As a hypothetical example, let’s say that I wanted to make an application that displays peoples twitter networks. I would provide an API that would allow a client to query on a single username. That user’s top x tweets would be sent to the client. Then, each person that had been mentioned by the initial person would be scanned. Their top x tweets would be sent to the client. This process would recursively continue, breadth-first, until a pre-defined depth was reached. The client would be receiving the data in real time, displaying statistics such as number of users scanned, number of known users remaining to scan, and a growing list of the tweet data. None of the processing is complicated (regex of small amounts of text), but many, many network requests would be spawned from a single initial request.
I really want the fantastic realtime capabilities of node.js with socket.io, but I feel like this is an abuse of those technologies – they’re not meant for heavy server-side lifting. Is there a more appropriate toolset for what I am trying to accomplish, or a particular way to use these tools to that end?
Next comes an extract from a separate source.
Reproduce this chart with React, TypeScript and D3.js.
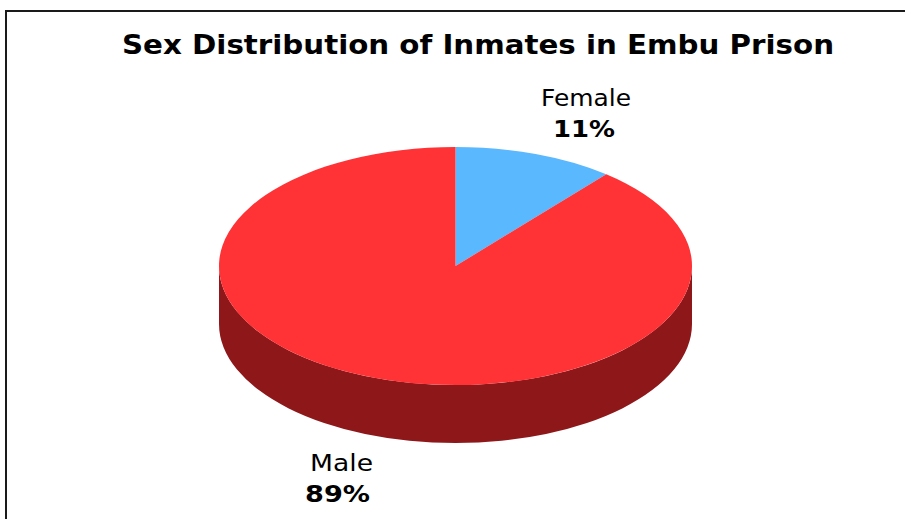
import React from "react";
import * as d3 from "d3";

const categories = ["Female", "Male"];
const values = [11, 89];
const percentLabels = ["11%", "89%"];
const topColors = ["#5AB8FF", "#FF3236"];
const sideColors = ["#2E6E9E", "#8E1719"];
const title = "Sex Distribution of Inmates in Embu Prison";

const App = () => {
  const width = 905;
  const height = 519;
  const cx = 455.5;
  const cy = 266;
  const rx = 236.5;
  const ry = 119;
  const depth = 58;

  const pie = d3.pie<number>().sort(null).value(d => d);
  const slices = pie(values);
  const arc = d3.arc<d3.PieArcDatum<number>>().innerRadius(0).outerRadius(rx);

  const pt = (a: number) => [cx + rx * Math.sin(a), cy - ry * Math.cos(a)];

  // front wall: only the part of each slice between 3 and 9 o'clock shows
  const sides = slices
    .map((s, i) => {
      const a0 = Math.max(s.startAngle, Math.PI / 2);
      const a1 = Math.min(s.endAngle, (3 * Math.PI) / 2);
      if (a1 <= a0) return null;
      const [x0, y0] = pt(a0);
      const [x1, y1] = pt(a1);
      const d = `M${x0},${y0}A${rx},${ry} 0 0 1 ${x1},${y1}L${x1},${y1 + depth}A${rx},${ry} 0 0 0 ${x0},${y0 + depth}Z`;
      return { d, color: sideColors[i] };
    })
    .filter(Boolean) as { d: string; color: string }[];

  // name / percent label placement (x of name, x of percent, baseline of name, widths)
  const labelPos = [
    { xn: 586, xp: 584, y: 106, wn: 90, wp: 62 },
    { xn: 341.5, xp: 337.5, y: 471, wn: 63, wp: 65 },
  ];

  return (
    <svg width={width} height={height} style={{ position: "absolute", left: 0, top: 0 }}>
      <rect x={0} y={0} width={width} height={height} fill="#fff" />
      <rect x={6} y={11} width={1200} height={1200} fill="none" stroke="#1a1a1a" strokeWidth={2} />
      <text
        x={478}
        y={53.5}
        textAnchor="middle"
        fontFamily="DejaVu Sans"
        fontWeight="bold"
        fontSize={26}
        textLength={712}
        lengthAdjust="spacingAndGlyphs"
        fill="#000"
      >
        {title}
      </text>
      {sides.map((s, i) => (
        <path key={"side" + i} d={s.d} fill={s.color} />
      ))}
      <g transform={`translate(${cx},${cy}) scale(1,${ry / rx})`}>
        {slices.map((s, i) => (
          <path key={categories[i]} d={arc(s) || ""} fill={topColors[i]} />
        ))}
      </g>
      {categories.map((c, i) => {
        const p = labelPos[i];
        return (
          <g key={"lbl" + c} fontFamily="DejaVu Sans" fontSize={23} textAnchor="middle" fill="#000">
            <text x={p.xn} y={p.y} textLength={p.wn} lengthAdjust="spacingAndGlyphs">{c}</text>
            <text x={p.xp} y={p.y + 31} fontWeight="bold" textLength={p.wp} lengthAdjust="spacingAndGlyphs">
              {percentLabels[i]}
            </text>
          </g>
        );
      })}
    </svg>
  );
};

export default App;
Milewise is doing something similar-ish, but I think that my application would consume significantly more network resources than theirs.
Thanks.
The best network transport which you can get on the web now are WebSockets which offers persistent bi-directional real-time connection between server and client. Although not every browser supports them, socket.io gives you a couple of fallback solutions which may however decrease the network performance when compared to WebSockets as stated in this article:
Apart from network transport, other things may also be important, for example how are you fetching, formating and processing the data on the server side. In node.js heavy CPU bound computations may block processing of other asynchronous operations, therefore these kind of operations should be dispatched to separate threads or processes in order to prevent blocking.